Spirit Airlines shares jumped more than 15% on Friday after the budget carrier announced a strategic plan to cut costs and improve cash flow. The airline, which has faced significant financial challenges, revealed late Thursday that it would implement job cuts and sell 23 older Airbus aircraft to bring in an estimated $519 million, according to a securities filing. The company also projected a cost reduction of approximately $80 million through these efforts, primarily from workforce reductions.
Aircraft Sale and Job Cuts Drive Cost-Cutting Strategy
Spirit’s plan to sell 23 of its older Airbus planes is part of a broader effort to stabilize finances as it deals with the lingering impacts of the pandemic and a challenging debt load. The $519 million from the sale will provide critical liquidity, while reducing overall operating costs. Additionally, the company announced that it will lower costs by cutting jobs, though it did not specify the exact number of positions affected. Spirit did indicate that its capacity in 2025 would decrease in the mid-teen percentage range compared to this year.
In recent months, Spirit has been navigating financial turbulence, struggling to adapt to shifts in travel demand and grappling with the grounding of dozens of its Pratt & Whitney-powered aircraft. While furloughs began in September, affecting around 200 pilots, the company suggested that flight attendants may be less impacted due to a high uptake of voluntary leave options among crew members.
Debt Refinancing and Improved Margins Offer Temporary Relief
Last week, Spirit announced another extension on a deadline to refinance over $1 billion in debt, now pushed to late December, providing a temporary buffer in working with its credit card processor. These moves come at a critical time, as Spirit continues its uphill battle to regain profitability following the pandemic.
In a bit of positive news, Spirit also revised its third-quarter outlook, forecasting a negative operating margin of 24.5%, an improvement over its previous estimate of up to a negative 29% margin.
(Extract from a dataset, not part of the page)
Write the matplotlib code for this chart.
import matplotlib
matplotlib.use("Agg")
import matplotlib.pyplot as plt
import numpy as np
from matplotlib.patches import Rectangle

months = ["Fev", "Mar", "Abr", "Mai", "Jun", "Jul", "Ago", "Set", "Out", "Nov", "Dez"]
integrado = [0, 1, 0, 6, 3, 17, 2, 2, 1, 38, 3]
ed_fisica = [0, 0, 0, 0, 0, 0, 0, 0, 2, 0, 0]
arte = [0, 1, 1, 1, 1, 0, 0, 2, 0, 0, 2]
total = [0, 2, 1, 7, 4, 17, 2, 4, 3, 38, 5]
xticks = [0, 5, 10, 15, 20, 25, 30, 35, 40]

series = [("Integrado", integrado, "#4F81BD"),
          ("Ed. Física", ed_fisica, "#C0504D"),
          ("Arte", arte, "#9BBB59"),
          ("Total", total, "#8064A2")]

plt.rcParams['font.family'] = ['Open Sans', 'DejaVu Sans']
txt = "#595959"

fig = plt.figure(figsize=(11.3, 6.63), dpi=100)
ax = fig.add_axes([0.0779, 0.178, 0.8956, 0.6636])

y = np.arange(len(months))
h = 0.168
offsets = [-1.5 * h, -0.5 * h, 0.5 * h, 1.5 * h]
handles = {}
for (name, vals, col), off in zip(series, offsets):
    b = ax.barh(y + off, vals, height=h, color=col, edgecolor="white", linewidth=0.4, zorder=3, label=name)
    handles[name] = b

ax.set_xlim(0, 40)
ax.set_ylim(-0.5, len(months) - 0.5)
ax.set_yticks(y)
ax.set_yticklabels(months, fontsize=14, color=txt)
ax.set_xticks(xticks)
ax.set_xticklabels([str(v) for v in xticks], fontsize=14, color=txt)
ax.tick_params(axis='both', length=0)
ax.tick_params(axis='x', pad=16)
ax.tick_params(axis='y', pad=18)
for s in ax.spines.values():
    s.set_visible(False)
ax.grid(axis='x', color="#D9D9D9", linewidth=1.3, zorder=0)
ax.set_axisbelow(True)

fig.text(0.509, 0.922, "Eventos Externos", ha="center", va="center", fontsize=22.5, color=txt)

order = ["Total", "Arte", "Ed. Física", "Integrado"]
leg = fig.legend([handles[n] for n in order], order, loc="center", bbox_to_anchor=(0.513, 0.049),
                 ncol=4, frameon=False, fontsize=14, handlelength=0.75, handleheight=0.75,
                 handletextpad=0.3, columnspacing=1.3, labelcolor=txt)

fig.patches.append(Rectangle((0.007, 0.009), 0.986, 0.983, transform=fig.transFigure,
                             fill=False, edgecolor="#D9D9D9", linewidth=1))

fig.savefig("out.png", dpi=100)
Revival of Frontier Merger Discussions Sparks Interest
The Wall Street Journal reported earlier this week that Spirit and Frontier Airlines had resumed merger discussions, further boosting Spirit’s share price. Spirit and Frontier originally announced plans to merge before JetBlue’s 2022 bid to acquire Spirit disrupted the process. With merger talks potentially back on the table, the company could see additional opportunities to enhance its financial standing.
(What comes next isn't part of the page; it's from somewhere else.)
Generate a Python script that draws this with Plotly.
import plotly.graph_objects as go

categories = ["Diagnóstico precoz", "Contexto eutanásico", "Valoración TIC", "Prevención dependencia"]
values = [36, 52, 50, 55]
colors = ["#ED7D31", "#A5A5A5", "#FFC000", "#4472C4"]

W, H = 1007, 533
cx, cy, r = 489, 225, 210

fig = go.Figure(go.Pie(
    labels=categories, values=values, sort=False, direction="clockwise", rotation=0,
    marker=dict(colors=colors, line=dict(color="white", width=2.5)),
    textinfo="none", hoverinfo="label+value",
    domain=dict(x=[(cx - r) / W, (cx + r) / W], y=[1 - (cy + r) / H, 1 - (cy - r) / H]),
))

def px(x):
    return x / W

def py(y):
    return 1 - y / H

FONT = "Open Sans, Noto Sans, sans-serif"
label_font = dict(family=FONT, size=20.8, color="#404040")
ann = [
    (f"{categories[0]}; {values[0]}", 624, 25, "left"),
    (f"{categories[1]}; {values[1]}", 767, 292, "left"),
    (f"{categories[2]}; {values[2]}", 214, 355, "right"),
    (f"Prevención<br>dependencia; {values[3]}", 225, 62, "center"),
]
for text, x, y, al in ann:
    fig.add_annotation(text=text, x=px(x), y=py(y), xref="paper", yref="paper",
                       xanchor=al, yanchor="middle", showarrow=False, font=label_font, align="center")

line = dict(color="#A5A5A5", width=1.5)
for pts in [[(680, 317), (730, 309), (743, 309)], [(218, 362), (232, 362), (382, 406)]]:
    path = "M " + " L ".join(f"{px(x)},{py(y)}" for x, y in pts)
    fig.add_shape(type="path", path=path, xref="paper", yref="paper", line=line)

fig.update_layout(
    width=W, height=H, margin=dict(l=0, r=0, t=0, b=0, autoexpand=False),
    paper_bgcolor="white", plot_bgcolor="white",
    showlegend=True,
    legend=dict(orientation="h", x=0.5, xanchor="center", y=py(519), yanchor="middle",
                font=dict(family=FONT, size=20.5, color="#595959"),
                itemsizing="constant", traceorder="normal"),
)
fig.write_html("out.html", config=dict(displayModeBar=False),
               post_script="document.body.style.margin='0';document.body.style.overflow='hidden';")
Despite Friday’s surge in share price, Spirit’s stock has dropped over 80% this year, largely impacted by a court ruling blocking JetBlue’s acquisition of the airline. Nonetheless, Spirit’s recent moves to reduce costs, sell assets, and explore potential mergers highlight its commitment to regaining financial stability. The carrier faces a challenging road ahead, but these steps could lay a foundation for recovery and potential long-term profitability.